_WHAT YOU SHOULD DO:_
The lines to extract run from the first line of the material below to the line containing "import plotly.graph_objects as go", both included; leave the pictures behind.
** begin COLLECTED DATA **
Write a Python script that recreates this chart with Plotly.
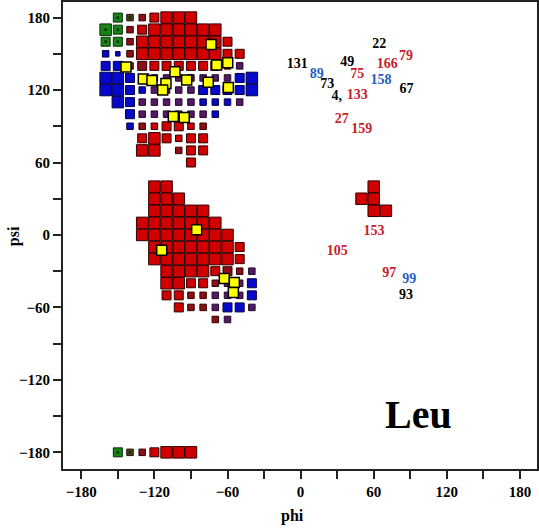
import plotly.graph_objects as go

# ---- density grid cells: per psi row, (phi, class, level) ----
# class: R red, D dark red, P purple, B blue, G green, N brown ; level 1 (smallest) .. 4 (largest)
grid_rows = [
    (180, [(-150, "G", 3), (-140, "N", 2), (-130, "D", 2), (-120, "R", 3), (-110, "R", 4), (-100, "R", 4), (-90, "R", 4)]),
    (170, [(-160, "G", 4), (-150, "G", 3), (-140, "D", 2), (-130, "R", 3), (-120, "R", 4), (-110, "R", 4), (-100, "R", 4),
           (-90, "R", 4), (-80, "R", 4), (-70, "R", 4)]),
    (160, [(-160, "G", 3), (-150, "G", 3), (-140, "D", 2), (-130, "R", 4), (-120, "R", 4), (-110, "R", 4), (-100, "R", 4),
           (-90, "R", 4), (-80, "R", 4), (-70, "R", 4), (-60, "R", 3)]),
    (150, [(-160, "B", 2), (-150, "B", 1), (-140, "D", 2), (-130, "R", 4), (-120, "R", 4), (-110, "R", 4), (-100, "R", 4),
           (-90, "R", 4), (-80, "R", 4), (-70, "R", 4), (-60, "R", 3), (-50, "R", 3)]),
    (140, [(-160, "B", 3), (-150, "B", 3), (-140, "D", 2), (-130, "D", 3), (-120, "R", 3), (-110, "R", 3), (-100, "R", 3),
           (-90, "R", 3), (-80, "R", 3), (-70, "R", 3), (-60, "D", 2), (-50, "P", 2)]),
    (130, [(-160, "B", 4), (-150, "B", 4), (-140, "B", 3), (-130, "P", 2), (-120, "P", 2), (-110, "P", 2), (-100, "P", 2),
           (-90, "P", 2), (-80, "P", 2), (-70, "P", 2), (-60, "P", 2), (-50, "B", 3), (-40, "B", 4)]),
    (120, [(-160, "B", 4), (-150, "B", 4), (-140, "B", 3), (-130, "B", 2), (-120, "P", 2), (-110, "P", 2), (-100, "P", 2),
           (-90, "P", 2), (-80, "B", 3), (-70, "B", 3), (-60, "B", 3), (-50, "B", 3), (-40, "B", 4)]),
    (110, [(-150, "B", 4), (-140, "B", 3), (-130, "P", 2), (-120, "P", 2), (-110, "P", 2), (-100, "P", 2), (-90, "P", 2),
           (-80, "B", 2), (-70, "B", 2), (-60, "B", 2), (-50, "P", 2)]),
    (100, [(-140, "B", 3), (-130, "P", 2), (-120, "P", 2), (-110, "P", 2), (-100, "P", 2), (-90, "P", 2), (-80, "P", 2),
           (-70, "B", 2)]),
    (90, [(-140, "B", 2), (-130, "D", 2), (-120, "R", 2), (-110, "R", 3), (-100, "R", 3), (-90, "R", 2), (-80, "D", 2)]),
    (80, [(-130, "R", 3), (-120, "R", 4), (-110, "R", 3), (-100, "R", 2), (-90, "R", 3), (-80, "R", 3)]),
    (70, [(-130, "R", 4), (-120, "R", 4), (-100, "D", 2), (-90, "R", 3), (-80, "R", 3)]),
    (60, [(-90, "R", 3)]),
    (40, [(-120, "R", 4), (-110, "R", 4), (60, "R", 4)]),
    (30, [(-120, "R", 4), (-110, "R", 4), (-100, "R", 4), (50, "R", 4), (60, "R", 4)]),
    (20, [(-120, "R", 4), (-110, "R", 4), (-100, "R", 4), (-90, "R", 4), (-80, "R", 4), (60, "R", 4), (70, "R", 4)]),
    (10, [(-130, "R", 4), (-120, "R", 4), (-110, "R", 4), (-100, "R", 4), (-90, "R", 4), (-80, "R", 4), (-70, "R", 4)]),
    (0, [(-130, "R", 4), (-120, "R", 4), (-110, "R", 4), (-100, "R", 4), (-90, "R", 4), (-80, "R", 4), (-70, "R", 4),
         (-60, "R", 4)]),
    (-10, [(-120, "R", 4), (-110, "R", 4), (-100, "R", 4), (-90, "R", 4), (-80, "R", 4), (-70, "R", 4), (-60, "R", 4),
           (-50, "R", 3)]),
    (-20, [(-120, "R", 4), (-110, "R", 4), (-100, "R", 4), (-90, "R", 4), (-80, "R", 4), (-70, "R", 4), (-60, "R", 4),
           (-50, "R", 3)]),
    (-30, [(-110, "R", 4), (-100, "R", 4), (-90, "R", 4), (-80, "R", 4), (-70, "R", 3), (-60, "D", 3), (-50, "D", 2),
           (-40, "P", 2)]),
    (-40, [(-110, "R", 4), (-100, "R", 4), (-90, "R", 3), (-80, "R", 3), (-70, "D", 2), (-60, "P", 2), (-50, "P", 2),
           (-40, "B", 3)]),
    (-50, [(-110, "R", 3), (-100, "R", 3), (-90, "D", 2), (-80, "D", 2), (-70, "P", 2), (-60, "P", 2), (-50, "P", 2),
           (-40, "B", 3)]),
    (-60, [(-100, "R", 3), (-90, "D", 2), (-80, "D", 2), (-70, "P", 2), (-60, "B", 3), (-50, "B", 3), (-40, "P", 2)]),
    (-70, [(-70, "D", 2), (-60, "P", 2)]),
    (-180, [(-150, "G", 3), (-140, "N", 2), (-130, "D", 2), (-120, "R", 3), (-110, "R", 4), (-100, "R", 4), (-90, "R", 4)]),
]

cell_phi, cell_psi, cell_cls, cell_lvl = [], [], [], []
for psi_row, cells in grid_rows:
    for ph, c, lv in cells:
        cell_phi.append(ph)
        cell_psi.append(psi_row)
        cell_cls.append(c)
        cell_lvl.append(lv)

# ---- individual residues (yellow squares) ----
res_phi = [-73.5, -143.3, -68.9, -59.8, -103.1, -129.1, -122.0, -110.5, -93.5, -75.8, -113.2, -59.3, -104.5, -95.5,
           -85.3, -114.0, -62.6, -54.4, -55.2]
res_psi = [157.7, 139.1, 140.7, 142.6, 135.2, 129.2, 127.8, 125.5, 128.3, 126.4, 120.1, 122.0, 98.1, 97.3,
           4.3, -12.7, -36.1, -39.4, -47.6]

# ---- residue number labels ----
lab_text = ["22", "131", "49", "166", "79", "89", "75", "158", "73", "67", "4,", "133", "27", "159",
            "153", "105", "97", "99", "93"]
lab_phi = [64.6, -2.7, 38.3, 71.1, 86.5, 13.2, 46.5, 66.0, 21.9, 87.0, 29.6, 46.5, 33.7, 50.1,
           60.2, 30.1, 72.8, 89.2, 86.5]
lab_psi = [157.7, 141.2, 142.6, 141.2, 148.1, 132.5, 132.5, 127.5, 124.2, 120.1, 114.6, 115.4, 95.4, 87.1,
           2.7, -13.8, -31.6, -36.6, -50.3]
lab_col = ["k", "k", "k", "r", "r", "b", "r", "b", "k", "k", "k", "r", "r", "r",
           "r", "r", "r", "b", "k"]

# ---- styling ----
FILL = {"R": "#d00000", "D": "#8a0f16", "P": "#521a68", "B": "#0808cc", "G": "#178417", "N": "#4e3f16"}
EDGE = {"R": "#2e0000", "D": "#300000", "P": "#260826", "B": "#000040", "G": "#082e08", "N": "#1a1300"}
SIZE = {1: 4.5, 2: 6.5, 3: 9.0, 4: 11.5}
TXT = {"k": "#000000", "r": "#c8202c", "b": "#1f5fc4"}
FONT = "Liberation Serif"

fig = go.Figure()
fig.add_trace(go.Scatter(
    x=cell_phi, y=cell_psi, mode="markers", hoverinfo="skip", showlegend=False,
    marker=dict(symbol="square", size=[SIZE[l] for l in cell_lvl], opacity=1,
                color=[FILL[c] for c in cell_cls],
                line=dict(color=[EDGE[c] for c in cell_cls], width=1))))

g_phi = [p for p, c in zip(cell_phi, cell_cls) if c in ("G", "N")]
g_psi = [s for s, c in zip(cell_psi, cell_cls) if c in ("G", "N")]
fig.add_trace(go.Scatter(x=g_phi, y=g_psi, mode="markers", hoverinfo="skip", showlegend=False,
                         marker=dict(symbol="square", size=2.5, color="#0a2a0a", opacity=1)))

fig.add_trace(go.Scatter(
    x=res_phi, y=res_psi, mode="markers", hoverinfo="skip", showlegend=False,
    marker=dict(symbol="square", size=10, color="#ffff00", opacity=1, line=dict(color="#000000", width=1.5))))

fig.add_trace(go.Scatter(
    x=lab_phi, y=lab_psi, mode="text", text=lab_text, textposition="middle center",
    hoverinfo="skip", showlegend=False,
    textfont=dict(family=FONT, size=14, color=[TXT[c] for c in lab_col], weight="bold")))

fig.add_annotation(x=97, y=-148.5, xref="x", yref="y", text="Leu", showarrow=False,
                   font=dict(family=FONT, size=40, color="#000000", weight="bold"))
fig.add_annotation(x=0.485, y=-0.100, xref="paper", yref="paper", text="phi", showarrow=False,
                   xanchor="center", yanchor="middle",
                   font=dict(family=FONT, size=16, color="#000000", weight="bold"))
fig.add_annotation(x=-0.103, y=0.499, xref="paper", yref="paper", text="psi", showarrow=False,
                   textangle=-90, xanchor="center", yanchor="middle",
                   font=dict(family=FONT, size=16, color="#000000", weight="bold"))

axis_common = dict(
    tickmode="linear", tick0=0, dtick=60, ticks="outside", ticklen=8, tickwidth=1.5, tickcolor="#222222",
    showline=True, linewidth=2, linecolor="#222222", mirror=True, showgrid=False, zeroline=False,
    tickfont=dict(family=FONT, size=15, color="#000000", weight="bold"),
    minor=dict(tick0=0, dtick=30, ticks="outside", ticklen=8, tickwidth=1.5, tickcolor="#222222", showgrid=False),
)
fig.update_xaxes(range=[-195, 194], **axis_common)
fig.update_yaxes(range=[-193.8, 192.9], **axis_common)

fig.update_layout(
    width=539, height=529, margin=dict(l=63, r=2, t=0, b=60),
    plot_bgcolor="#ffffff", paper_bgcolor="#ffffff",
)

fig.write_html("out.html")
** end COLLECTED DATA **
_RESPONSE BELOW:_
Write a Python script that recreates this chart with Plotly.
import plotly.graph_objects as go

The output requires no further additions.